The state's rights issue was more than a smokescreen. It was a legitimate issue itself (and still is), but the passion fueling it was all the anger stirred up by slavery and the abolitionists who wanted to end it. That the US Constitution didn't ban slavery right from the beginning was a criminal act, as it flies right in the face of the Declaration of Independence. There were other issues dividing the North from the South. Many reform movements came out of the North, specifically from Massachusetts, such as ending debtor's prison, taking the chains off lunatics in lunatic asylums, feminism, and so on. The South felt under assualt by nosy pushy Yankees, which they were (they deserved to be).
Even if the North had let the South go (which I think they should have), war between the two over the West would have been inevitable.
It's true that Lincoln didn't sign the Emancipation Proclamation until Jan. of 1863. He was personally against slavery (although he favored segregation), but lacked the political backing of key sections until the Union could start producing victories.

2007-02-11 07:21:14 · answer #4 · answered by Anonymous · 2 0

I know. Its amazing how many people think that he main purpose of the American Civil War was issues of slavery. Slavery was a huge states' rights issue of the South. You would've thought that States' Rights would've been an issue nation wide. It makes sense, especially in that day and time, that a national law passed might work for one part of the country but not another. I'm not talking on the issue of slavery. I'm talking on any issue.

However, if you want to focus on slavery. It was a States' Rights issue that the North was trying to take away. The southern states' knew that it was in their own best interest interest economically to keep the institution of slavery going. That was their right as a state.

For those of you that believe everything a history book tells you, don't delude yourself. If you think all the North was anti-slavery, you're way wrong. You had northern businessmen fighting hard for the southern way of life before the war. Particularly northern textile manufacturers. They knew that their business was sunk if southern manual labor was brought to a screeching halt.

Unfortunately, history books are written on a huge bias. I guess its easier to sugar coat the unpleasent stuff. I'd much prefer our history be taught as much how it happened as possible.

2007-02-11 07:28:58 · answer #5 · answered by whosaysdiscoisdead 4 · 0 0

True the Emancipation Proclamation was not signed until well into the war, but the speeches for seccession clearly show the South split because of slavery--not state rights generally.
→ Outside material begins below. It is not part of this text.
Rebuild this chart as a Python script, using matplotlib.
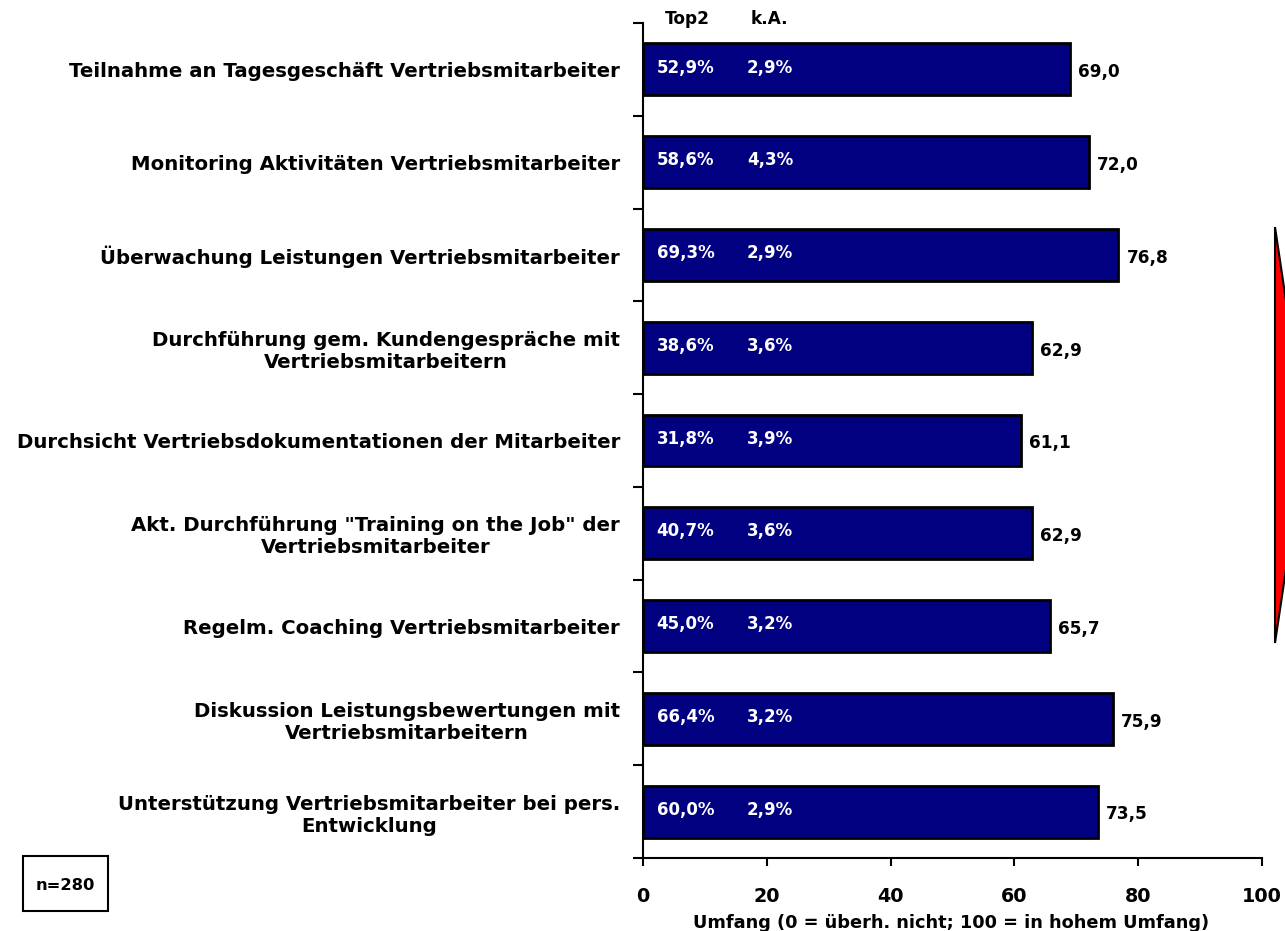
import numpy as np
import matplotlib.pyplot as plt
from matplotlib.patches import Polygon, Rectangle

plt.rcParams['font.family'] = ['DejaVu Sans']
plt.rcParams['font.weight'] = 'bold'

# Daten
kategorien = [
    'Teilnahme an Tagesgeschäft Vertriebsmitarbeiter',
    'Monitoring Aktivitäten Vertriebsmitarbeiter',
    'Überwachung Leistungen Vertriebsmitarbeiter',
    'Durchführung gem. Kundengespräche mit\nVertriebsmitarbeitern',
    'Durchsicht Vertriebsdokumentationen der Mitarbeiter',
    'Akt. Durchführung "Training on the Job" der\nVertriebsmitarbeiter',
    'Regelm. Coaching Vertriebsmitarbeiter',
    'Diskussion Leistungsbewertungen mit\nVertriebsmitarbeitern',
    'Unterstützung Vertriebsmitarbeiter bei pers.\nEntwicklung',
]
werte = [69.0, 72.0, 76.8, 62.9, 61.1, 62.9, 65.7, 75.9, 73.5]
top2 = [52.9, 58.6, 69.3, 38.6, 31.8, 40.7, 45.0, 66.4, 60.0]
ka = [2.9, 4.3, 2.9, 3.6, 3.9, 3.6, 3.2, 3.2, 2.9]
x_ticks = [0, 20, 40, 60, 80, 100]


def de(v, nachkomma=1):
    return f'{v:.{nachkomma}f}'.replace('.', ',')


fig = plt.figure(figsize=(12.85, 9.31), dpi=100)
ax = fig.add_axes([643 / 1285, 1 - 858 / 931, 619 / 1285, 835 / 931])

y = np.arange(len(kategorien))
ax.barh(y, werte, height=0.56, color='#000080', edgecolor='black', linewidth=2)

ax.set_xlim(0, 100)
ax.set_ylim(len(kategorien) - 0.5, -0.5)

# Achsen / Ticks
for s in ['top', 'right']:
    ax.spines[s].set_visible(False)
ax.spines['left'].set_linewidth(1.5)
ax.spines['bottom'].set_linewidth(1.5)

ax.set_xticks(x_ticks)
ax.set_xticklabels([str(t) for t in x_ticks], fontsize=13.8, fontweight='bold')
ax.tick_params(axis='x', direction='out', length=6, width=1.5, pad=15)

ax.set_yticks(y)
ax.set_yticklabels(kategorien, fontsize=14.2, fontweight='bold')
for lab in ax.get_yticklabels():
    lab.set_multialignment('center')
ax.tick_params(axis='y', which='major', length=0, pad=16.5)
ax.set_yticks(np.arange(len(kategorien) + 1) - 0.5, minor=True)
ax.tick_params(axis='y', which='minor', direction='out', length=7, width=1.5)

# Beschriftungen
for i in range(len(kategorien)):
    ax.text(werte[i] + 1.3, i + 0.03, de(werte[i]), va='center', ha='left',
            fontsize=12.2, fontweight='bold', color='black')
    ax.text(2.2, i - 0.02, de(top2[i]) + '%', va='center', ha='left',
            fontsize=12, fontweight='bold', color='white')
    ax.text(16.8, i - 0.02, de(ka[i]) + '%', va='center', ha='left',
            fontsize=12, fontweight='bold', color='white')

ax.text(7.1, -0.54, 'Top2', ha='center', va='center', fontsize=12.2,
        fontweight='bold', clip_on=False)
ax.text(20.5, -0.54, 'k.A.', ha='center', va='center', fontsize=12.2,
        fontweight='bold', clip_on=False)

fig.text(951 / 1285, 1 - 923 / 931, 'Umfang (0 = überh. nicht; 100 = in hohem Umfang)',
         ha='center', va='center', fontsize=12.8, fontweight='bold')

# n-Box
fig.patches.append(Rectangle((23 / 1285, 1 - 911 / 931), 85 / 1285, 55 / 931,
                             transform=fig.transFigure, facecolor='white',
                             edgecolor='black', linewidth=1.5))
fig.text(65 / 1285, 1 - 885 / 931, 'n=280', ha='center', va='center',
         fontsize=11.8, fontweight='bold')

# roter Pfeil rechts
pfeil = [(1275 / 1285, 1 - 227 / 931), (1306 / 1285, 1 - 435 / 931),
         (1275 / 1285, 1 - 643 / 931)]
fig.patches.append(Polygon(pfeil, closed=True, transform=fig.transFigure,
                           facecolor='red', edgecolor='black', linewidth=1.5))

fig.savefig('out.png', dpi=100)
In fact before the Civil War, the most important expansions of the federal government's power came from protecting and expanding slavery.

2007-02-11 07:20:12 · answer #6 · answered by someone 3 · 1 1

The Civil War was, like so many wars, fought for very complex reasons. In truth, though, slavery was the central issue. The Civil War began as a result of the wave of Southern secessions following Lincoln's election. The Southern state seceded because they feared that Lincoln, as a Republican, would attempt to abolish slavery.

Of course, there were other issues at play such as state's rights, but the fundamental fact here is that the only state's rights at issue were slavery and secession (which only happened as a result of slavery-related concerns).

So, really, the Civil War was fought over slavery. It wasn't fought to abolish slavery, as perhaps you meant to say, but it was fought over slavery. Without slavery there would never have been a Civil War.

The Emancipation Proclamation was indeed not signed until well into the war because Lincoln fought the Civil War to win. Sometimes, in order to achieve your objectives you must disguise them, and Lincoln understood this.

2007-02-11 07:16:05 · answer #7 · answered by Anonymous · 1 1

Clearly you have not read a great deal of scholarly history have you. I am a history scholar and I have taught correctly for twenty five years that EVERY aspect of the Civil War centered on one aspect of slavery or another. You are wrong in your basic premise. Here is the evidence.

Here are the basic reasons over the fight of the Civil War:

1. The South wanted to protect their state sovereignty. Why? To insure that Congress did not outlaw SLAVERY.
2. The South did not want to see any more "John Browns" rise up to free their SLAVES.
3. Preston Brooks savagely beat Charles Sumner when Sumner called into question the practice of SLAVERY
4. The North was furious over Chief Justice Roger Taney's decision in Dred Scot v. Sanford that northern states or territories could not legally prohibit SLAVERY
5. When Abraham Lincoln was elected in November 1860 South Carolina immediately seceeded from the Union because they feared Lincoln would encourage legislation to bring an end to the expansion of SLAVERY

...tell me when you want me to stop...

6. The Compromise of 1850 contained a very unpopular tenet that provided for the return of SLAVES that ran away into the North. Northerners refused to follow the terms of the Fugitive Slave Act of 1850 after their displeasure with the decision concerning the expansion of SLAVERY in Dred Scotts' case.
7. Bleeding Kansas erupted in the summer of 1856 when Kansas got the chance to vote on whether it would be a free territory or a SLAVE territory.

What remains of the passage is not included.